Я ввел это слово в оборот, чтобы подчеркнуть, что обеспечить действенность любой ценности может лишь сила, лежащая в ее основе, что сила «индивида» развивается из взаимодействия структур личности и общества, и что она, как и все человеческие возможности, проявляется на ступенях развития, т. е. на ступенях изменения условий.
Поэтому верность не может сформироваться до ступени юности по ряду причин (психологических, когнитивных, психосоциальных и психосексуальных), о которых я не буду здесь говорить. В то же время и по тем же причинам она должна сформироваться в юности, чтобы оградить эго от чрезмерно разрушительного кризиса и длительного расстройства. Таким образом, добродетель встроена в программу развития индивида так же, как в основную структуру любого общественного порядка, поскольку они сформировались вместе.
[Обратимся теперь] к методологическим проблемам и к разнообразию исторических процессов, которые неизбежно становятся предметом нашего интереса. История — все еще та область, которой психоанализ уделяет мало внимания, хотя психоаналитики и обращаются к прошлому, чтобы проверить свои способы реконструкции. Но мы не можем больше придерживаться одностороннего подхода, выражающегося в привычке объяснять поведение лидеров или масс их детством. В «Молодом Лютере» я описал детство и юность Лютера и показал, что реформатор и его детство, так же, как и детство и реформаторство тех, кто воспринял эти реформы и объединился в едином историческом деянии, являются результатом определенного, соответствующего эпохе стиля адаптации и реадаптации.
Но расстояние между историей и клиникой огромное, и оно не уменьшится ни по размеру, ни по содержанию, если рассматривать историю как гигантскую психиатрическую больницу. Я перефразирую здесь заявление одного лондонского критика, который недавно, делая обзор лондонской сцены, воскликнул, что история превратилась в палату умалишенного драматурга. Он говорит о пьесе, в которой такие исторические личности, как Т. И. Лоуренс и Мартин Лютер, были представлены не как вдохновенные и деятельные люди, какими они были в исторической действительности, а как слабые душевнобольные, которые действительно периодически испытывали сильные невротические страдания в связи с трагедией истории.
Изучение даже одного человека, которого все считали великим, достаточно для того, чтобы понять других из этой же категории. В Гарварде мы изучали биографии многих реформаторов и новаторов в идеологии.

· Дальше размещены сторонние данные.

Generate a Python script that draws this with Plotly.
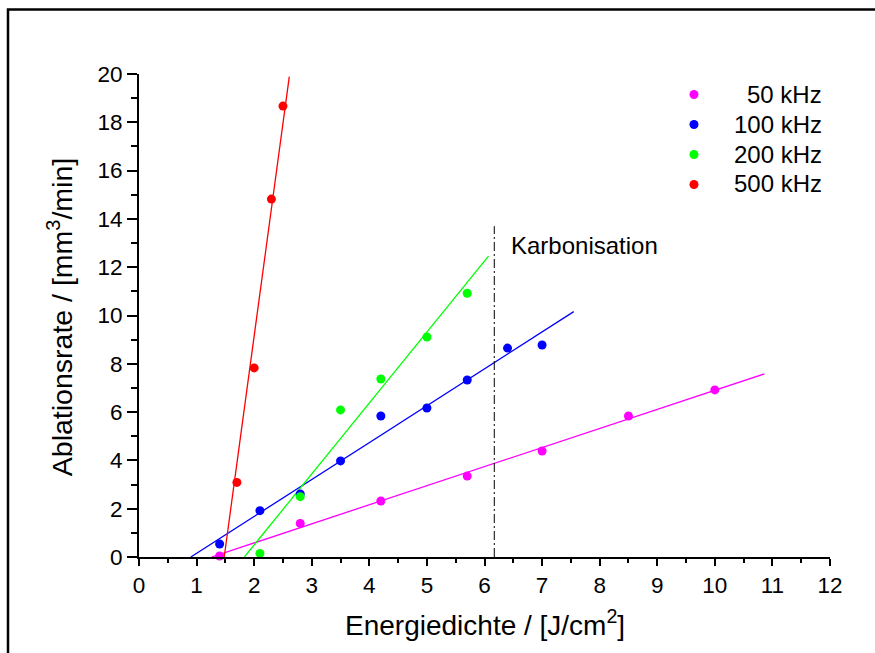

Основой их активности (как мы обнаружили) является инфантильный «счет, который надо оплатить», или, как они сами объясняют, некое «проклятие» с которым они живут и которое необходимо искупить. Такие люди, как Лютер, Ганди или Kьepкeгop, нисколько не сомневаются, рассказывая о своих проклятиях в дневниках и публичных выступлениях.
У Лютера, например, проклятием была патернальная жестокость, исходила ли она от отца, или учителей, или Рима. У Ганди это была смерть отца, или, вернее, убеждение в том, что это он довел его до такого конца; у Кьеркегора это было странное проклятие, соединяющее его судьбу с тайной порочностью его отца. В каждом из этих случаев отцы так привязывали к себе своих сыновей, что открытый протест или ненависть становились невозможными. В то же время они как бы внушали своим детям, что они им необходимы, что они избраны ими, и это выливалось в ощущение высшего предназначения и долга, хотя и эти же самые сыновья прошли в детстве и в юности через ощущения одиночества, слабости, физической ущербности, застенчивости и трусливости.
С уверенностью мы можем найти аналогичные темы кроме этих примеров: на ум приходят, к примеру, Вильсон или Элеонора Рузвельт — великий новатор в деле приобщения женщин к общественной активности. Таких людей объединяет сильный, не по годам развитый ум в детстве, обычно они выглядят старше своих лет. Им присуще одновременно и чрезмерное ощущение никчемности, и преждевременное внимание к «мировым проблемам». В юности они пытаются избавиться от этого с помощью общепринятых способов: Лютер пел, Ганди танцевал, Кьеркегор пил — все это был короткий, но пагубный период их жизни. Однако затем раннее ощущение своей избранности приводит их к убеждению, что они ответственны за все человечество, если не за все сущее, и они подвергаются «великому самоотречению», которое, в свою очередь, освобождает их (как сказал Вильсон) «для любви к великим делам».
Многое из того, что здесь описано, может относиться и к людям с причудами. Можно еще добавить, что таких мужчин и женщин отличают необыкновенная энергия тела, редкая концентрация ума, полная отдача души, что помогает им преодолевать испытания, ошибки, избегать катастрофы, а, кроме того, помогает выждать наиболее благоприятное для них время, когда они находят публичных почитателей, которые их находят и выдвигают.